A double-bottom formation would set the pivot point at $0.10 higher than the middle peak in the “W”.

As I mentioned in the previous blog post, we do not buy until the stock triggers the pivot point on above average volume also known as qualifying volume. This is the area where the stock faces the least amount of resistance as all overhead sellers are gone as we break into new high territory. The pivot point usually comes within 5% to 15% of the stock’s old high. Try not to buy a stock after it is 5% above the proper pivot point. This does not mean that we can’t buy on normal corrections and pullbacks as the stock remains in an uptrend. The rule only applies to the pivot point area as the stock becomes extended.

Piranha

Can I buy in the Base?

A great question was asked through e-mail by one of our fellow members:

Why wouldn’t you purchase ELOS now before the right side of the base is finished forming?

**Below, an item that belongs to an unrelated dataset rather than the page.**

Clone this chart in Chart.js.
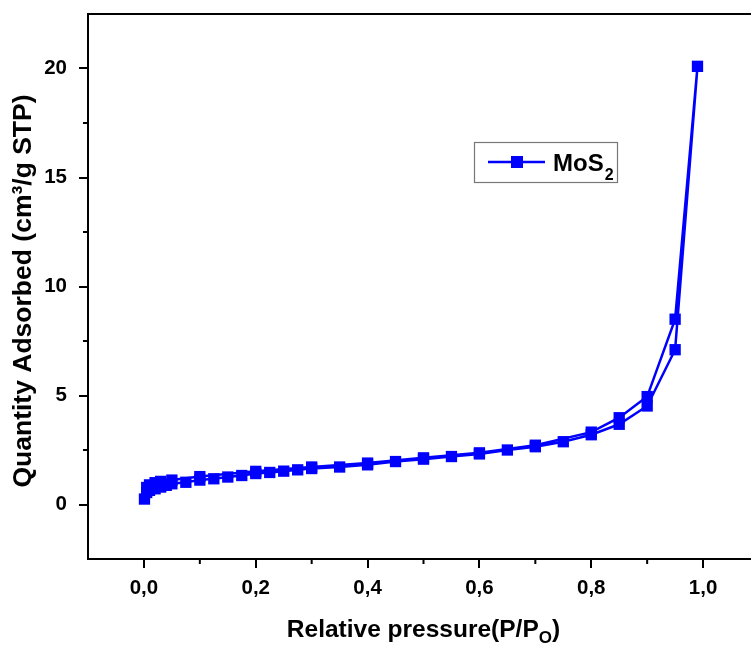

A stock must finish the base before it is bought because most stocks that don’t finish the base continue to trade sideways for months or years or start to breakdown as the speculators bail by selling their positions. The line of least resistance or the pivot point is the best place to buy as the stock is breaking out to new highs. Remember, many people bought ELOS at the top of the left side of the base near $39.

These investors have suffered through paper losses waiting months to sell at break even which would be at or near the top of the right side. When the price nears the old high, most weak holders will sell out happy that they broke even. This selling action usually occurs in a week’s time thus forming the handle and shaking out weak investors on lower volume.

After the institutions see that these weak holders have sold, the real party starts with a breakout on above average volume – the pivot point. Once the stock breaks out and goes on to a new high, there are no more sellers because the stock has never been in this territory. There is no resistance above this pivot point.

This is why we wait to allow the stock to prove itself and buy properly at the pivot point. ELOS may never complete the base but if it does, I will post the precise pivot point and volume levels needed to qualify.

Finally, if you buy ELOS now, it would be pure speculation and your risk levels would be raised based on history. I would prefer to buy higher when there is lower risk of a breakdown because stock holders might want to sell old positions from the left side of the base. In addition, the current market is in correction mode giving us more reason to wait for this base to form properly, keeping our risk lower than it is today.

This was an excellent question and I hope many of you learn and study past breakouts to understand this rule better.